For all intents and purposes, time for an organization is finite. There can always be more people. There can always be more money. There can always be more org charts. What there can never be is more than 24 hours in a day. What there can never be is more than 7 days a week. What there can never be is more than 12 months in a year.

Where do people in an organization spend their time? Are they at their desk? Are they at meetings? Are they on the road? Are they with customers? Are they with people that report to them? Are they with people that they themselves report to?

How you spend your most finite resource — your time — is a powerful revelatory value for an organization. Do people — senior people — spend time on product development? On supply chain redundancy and resiliency? On hiring? On managing? On strategy? On tactics? On fixing problems? On disaster preparation? On out-running problems?

It is often striking that how people in organizations spend their time is entirely at variance with the professed values or purpose of their organizations. How can you claim that your organization “values people first” if leaders in an organization spend no time with their people? How can you claim that your organizational mission is to “Provide the best possible widget in our industry” if your organization does not spend time obsessing about that widget. Is the widget as customer-friendly as it can be? Is the widget durable? What happens to the widget if it gets dropped? What happens to the widget in heat? What happens to the widget in cold? What happens to the comparable widget made by our main competitor when it is dropped? What comes next after this generation of widget?

People in organizations, organizations big and small, live the values of their organization every day through how they spend their time. And time spent is values exposed.

Concluding Thoughts

“Power”, wrote the great biographer Robert Caro, “always reveals”.

The same is true of structure, money, and time. In combination, those three aspects of an organization are revelatory in accuracy in ways that words can never be. How an organization — any organization — structures itself, how it allocates and spends its budget, and how it spends its time — those things give you virtually the totality of the values and the purpose of that organization. It is not the mission statement. It is not the vision statement. It is not the values statement. It is not the slogan. The values and the purpose of any organization are revealed through a combination of its structure, its spending, and how its people spend their time.
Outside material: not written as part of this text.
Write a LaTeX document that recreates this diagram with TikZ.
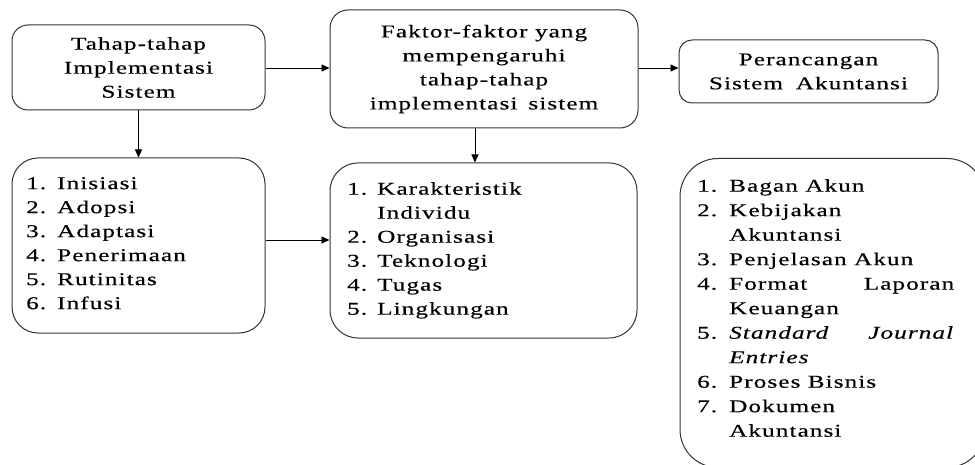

Why, then, do some organizations spend so much time on the words? If you organizationally live the words, then time spent on the development and refinement of those words is critical. It is more than critical — it is magic. “Suit the action to the word, the word to the action”, wrote Shakespeare. Organizations that do this have employees that know their jobs. Organizations that do this have management teams which function with a common and coherent purpose. Organizations that have minimal to no daylight between what is said and what is done have positive cascading interactions every single day.

What of organizations that profess a given set of values but reveal a different set of values? Those organizations have employees that have difficulties doing their jobs. For employees, for customers, for stakeholders — the conflict between what is said and what is lived is eventually, and inevitably, resolved in favour of what is lived. Yet, as long as the what is said is at variance with what is lived, a type of cynicism is bred that is poisonous to organizational health. Organizations that have daylight between what is said and what is lived have confused management teams. Organizations that have conflict between the professed and the revealed have negative cascading interactions every single day.

The best organizations align all their assets — including their words — with their values. Mediocre organizations confuse their professed and their revealed values. Dysfunctional organizations often go beyond this, and use their professed values to mask their manifest values.

How an organization is structured, how it spends its money, and how it spends its time reveals its values in a more meaningful sense than any professed value statements. Indeed, all organizations, from outstanding to dysfunctional and everywhere in between, live their values.